The Georgia Court of Appeals upheld a $40 million verdict in the death of a four-year-old boy who died when his family's Jeep Grand Cherokee was rear-ended and burst into flames.
The court on Nov. 16 affirmed Decatur County Superior Court Judge Kevin Chason's rulings in Walden v. FCA (Fiat-Chrysler Automobiles, formerly known as "Chrysler"). The case was tried last year, resulting in a $150 million verdict on April 2, 2015, which the judge reduced fo $40 million.
Remington ("Remi") Walden, age 4, died in flames after the 1999 Jeep Grand Cherokee in which he was a passenger was rear-ended and the gas tank, which was located at the extreme rear of the car, burst. The ruptured tank caused a gas-fed fire that Remington could not escape.
Walden was the first case involving Chrysler's rear gas tank cars to go to trial.

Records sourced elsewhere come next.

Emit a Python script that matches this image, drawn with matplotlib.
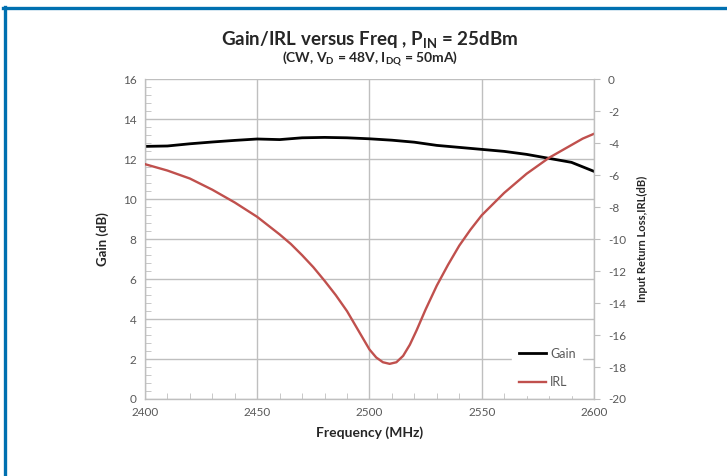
import numpy as np
import matplotlib
matplotlib.use("Agg")
from matplotlib import pyplot as plt
from matplotlib.lines import Line2D
from matplotlib.ticker import MultipleLocator

plt.rcParams['font.family'] = ['Lato', 'DejaVu Sans']
plt.rcParams['mathtext.fontset'] = 'custom'
plt.rcParams['mathtext.bf'] = 'Lato:bold'
plt.rcParams['mathtext.rm'] = 'Lato'
plt.rcParams['mathtext.default'] = 'bf'
plt.rcParams['axes.unicode_minus'] = False

# données
freq_gain = [2400, 2410, 2420, 2430, 2440, 2450, 2460, 2470, 2480, 2490, 2500,
             2510, 2520, 2530, 2540, 2550, 2560, 2570, 2580, 2590, 2600]
gain = [12.65, 12.67, 12.78, 12.87, 12.95, 13.02, 12.99, 13.08, 13.1, 13.08, 13.03,
        12.96, 12.86, 12.7, 12.6, 12.5, 12.4, 12.25, 12.05, 11.85, 11.4]

freq_irl = [2400, 2405, 2410, 2415, 2420, 2425, 2430, 2435, 2440, 2445, 2450,
            2455, 2460, 2465, 2470, 2475, 2480, 2485, 2490, 2495, 2500, 2503,
            2506, 2509, 2512, 2515, 2518, 2521, 2525, 2530, 2535, 2540, 2545,
            2550, 2555, 2560, 2565, 2570, 2575, 2580, 2585, 2590, 2595, 2600]
irl = [-5.3, -5.5, -5.7, -5.95, -6.2, -6.55, -6.9, -7.3, -7.7, -8.15, -8.6,
       -9.15, -9.7, -10.3, -11.0, -11.75, -12.6, -13.5, -14.5, -15.7, -16.9, -17.4,
       -17.7, -17.8, -17.7, -17.3, -16.6, -15.7, -14.4, -12.9, -11.6, -10.4, -9.4,
       -8.5, -7.8, -7.1, -6.5, -5.9, -5.4, -4.9, -4.5, -4.1, -3.7, -3.4]

titre = r"Gain/IRL versus Freq , P$_{IN}$ = 25dBm"
sous_titre = r"(CW, V$_{D}$ = 48V, I$_{DQ}$ = 50mA)"

gris_axe = "#bfbfbf"
gris_txt = "#595959"

fig = plt.figure(figsize=(7.27, 4.76), dpi=100)
ax = fig.add_axes([0.1994, 0.1618, 0.6176, 0.6712])
ax2 = ax.twinx()

l1, = ax.plot(freq_gain, gain, color="black", lw=2, label="Gain")
l2, = ax2.plot(freq_irl, irl, color="#c0504d", lw=1.7, label="IRL")

ax.set_xlim(2400, 2600)
ax.set_ylim(0, 16)
ax2.set_ylim(-20, 0)

ax.xaxis.set_major_locator(MultipleLocator(50))
ax.xaxis.set_minor_locator(MultipleLocator(10))
ax.yaxis.set_major_locator(MultipleLocator(2))
ax.yaxis.set_minor_locator(MultipleLocator(0.4))
ax2.yaxis.set_major_locator(MultipleLocator(2))

ax.grid(True, which="major", color=gris_axe, lw=1)
ax.set_axisbelow(True)

for a in (ax, ax2):
    for s in a.spines.values():
        s.set_visible(False)
ax.spines["left"].set_visible(True)
ax.spines["bottom"].set_visible(True)
ax2.spines["right"].set_visible(True)
for s in (ax.spines["left"], ax.spines["bottom"], ax2.spines["right"]):
    s.set_color(gris_axe)
    s.set_linewidth(1)

ax.tick_params(axis="both", which="both", direction="in", color=gris_axe,
               labelcolor=gris_txt, labelsize=8.5)
ax.tick_params(axis="both", which="major", length=0, pad=6)
ax.tick_params(axis="both", which="minor", length=4)
ax2.tick_params(axis="y", direction="out", length=4, color=gris_axe,
                labelcolor=gris_txt, labelsize=8.5, pad=6)

ax.set_xlabel("Frequency (MHz)", fontsize=10, fontweight="bold", color="#262626", labelpad=6)
ax.set_ylabel("Gain (dB)", fontsize=9.5, fontweight="bold", color="#262626", labelpad=10)
ax2.set_ylabel("Input Return Loss,IRL(dB)", fontsize=8, fontweight="bold",
               color="#262626", labelpad=8)

fig.text(0.509, 0.916, titre, ha="center", va="center", fontsize=13.5,
         fontweight="bold", color="#262626")
fig.text(0.509, 0.877, sous_titre, ha="center", va="center", fontsize=10,
         fontweight="bold", color="#262626")

leg = ax2.legend(handles=[l1, l2], loc="lower right", bbox_to_anchor=(0.987, -0.006),
                 frameon=True, fontsize=9, handlelength=2.2, handletextpad=0.3,
                 labelspacing=1.35, borderpad=0.5)
leg.get_frame().set_facecolor("white")
leg.get_frame().set_edgecolor("white")
leg.get_frame().set_alpha(1)
for t in leg.get_texts():
    t.set_color(gris_txt)

# cadre bleu
bleu = "#0070b0"
fig.add_artist(Line2D([0.004, 1.0], [0.984, 0.984], color=bleu, lw=2.4,
                      transform=fig.transFigure))
fig.add_artist(Line2D([0.0062, 0.0062], [0.0, 0.986], color=bleu, lw=2.4,
                      transform=fig.transFigure))

fig.savefig("out.png", dpi=100)
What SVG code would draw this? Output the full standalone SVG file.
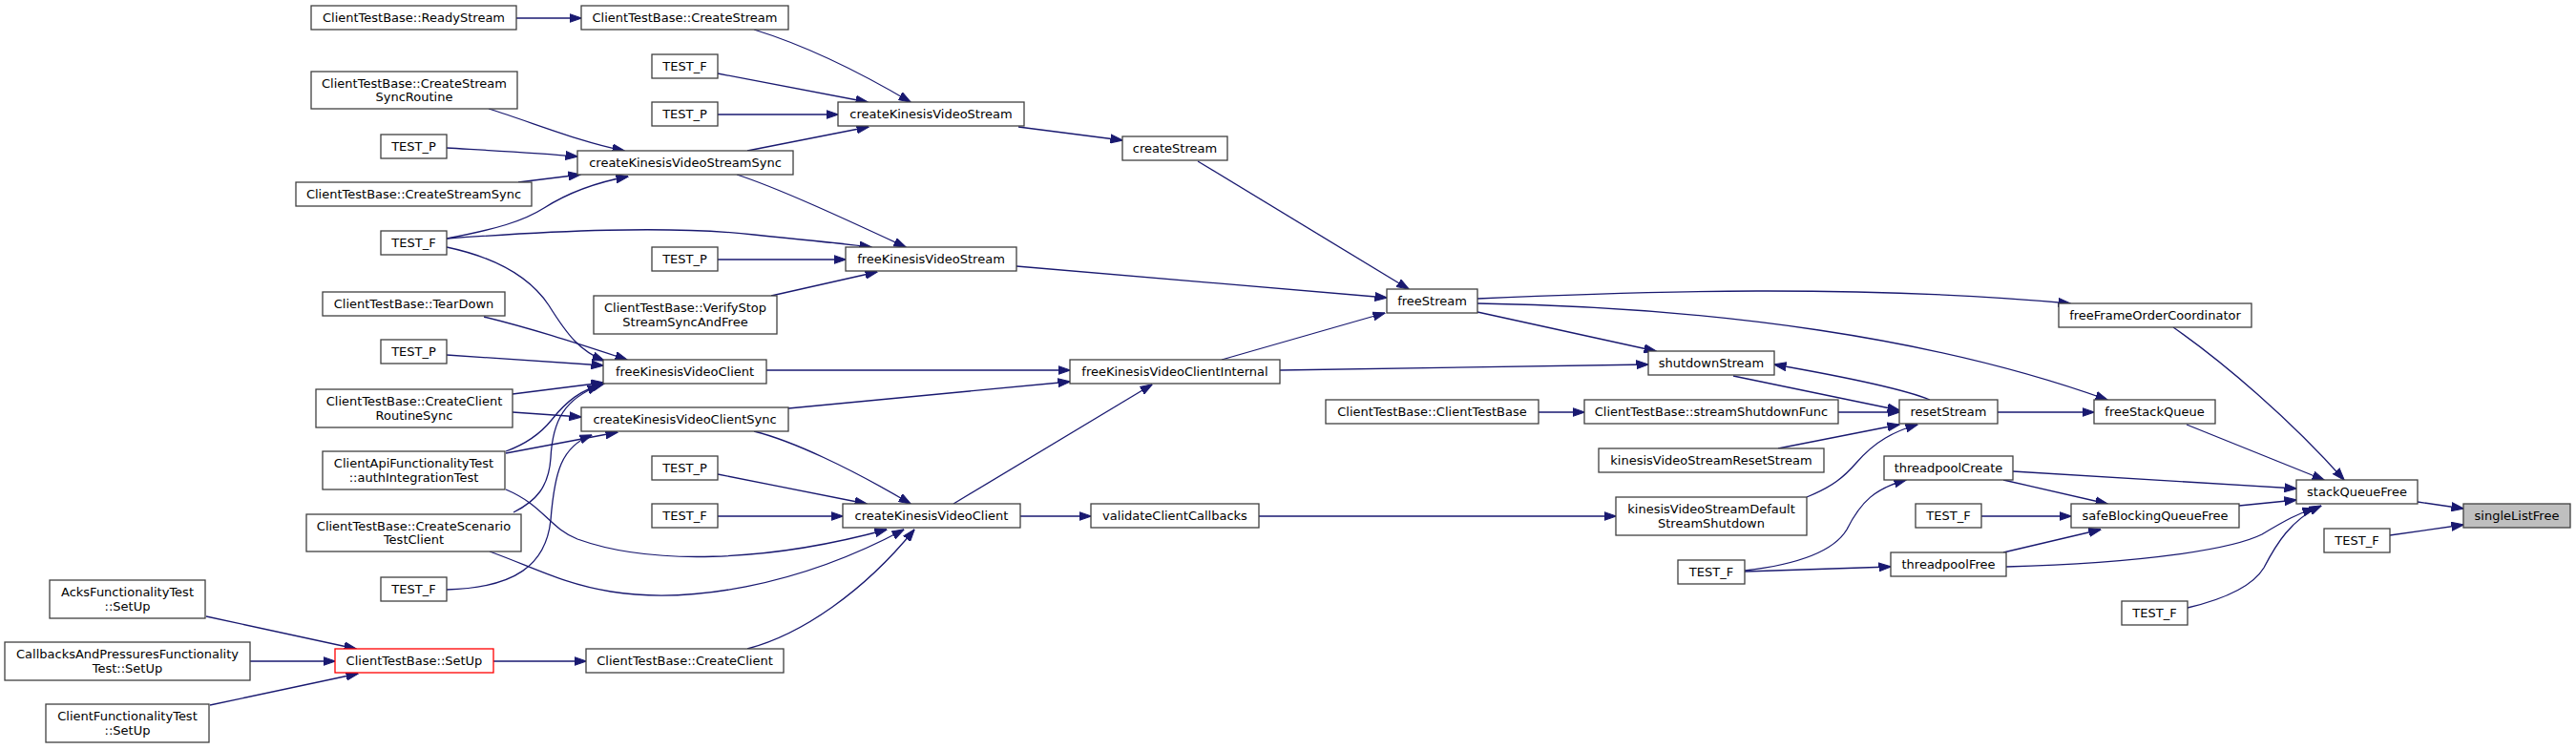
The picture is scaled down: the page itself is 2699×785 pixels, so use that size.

Chrysler had managed to settle all others without trial.
The Grand Cherokee in which Remington was a passenger had a rear gas tank located only 11 inches from the back of the car and hanging 6 inches below the bottom of the car.The Jeep where Remingon Walden burned to death.
Plaintiffs claimed that Chrysler had known for decades about the dangers of that gas tank design and that a "midships" gas tank location - forward of the rear axle - was much safer.
Plaintiffs claimed that Chrysler had itself been warned repeatedly that its rear gas tank design was dangerous in rear impacts. Those warnings came from Chrysler customers who'd been in Jeeps with rear gas tanks that ruptured in rear impacts, from Chrysler's own knowledge of real world collisions, and from Chrysler's own engineers.
Chrysler admitted that the rupture of the gas tank caused the fire and that it could have put the gas tank on the 1999 Grand Cherokee in the "midships" position. Plaintiffs argued there was no evidence that a "midships" gas tank would have been punctured in this wreck.
Plaintiffs presented evidence that Chrysler knew about 17 other rear impact wrecks where Jeep rear gas tanks failed before Remington Walden died on March 6, 2012. One of them involved a crash in New Jersey in 1998, where a woman escaped her burning Jeep. On February 26, 1998 her mother, Norma Jean Friend, who owned the Jeep, wrote to Chrysler to warn it:
"In thinking about this afterwards, I can only imagine how horrible a situation it would be if a driver had to remove a child from a car seat, or could not get out of the car within moments."
Two years and eight days later, Remington Walden, belted and in a booster seat, died from fire because no one could get him out fast enough.
"It is simply unbelievable that FCA continues to deny this design is defective - a design the industry has known for decades is vulnerable and can cause the most horrible kind of death and injury," said Jim Butler.
"FCA's briefs and oral argument were fundamentally dishonest," he continued. "We are glad that the court saw through them."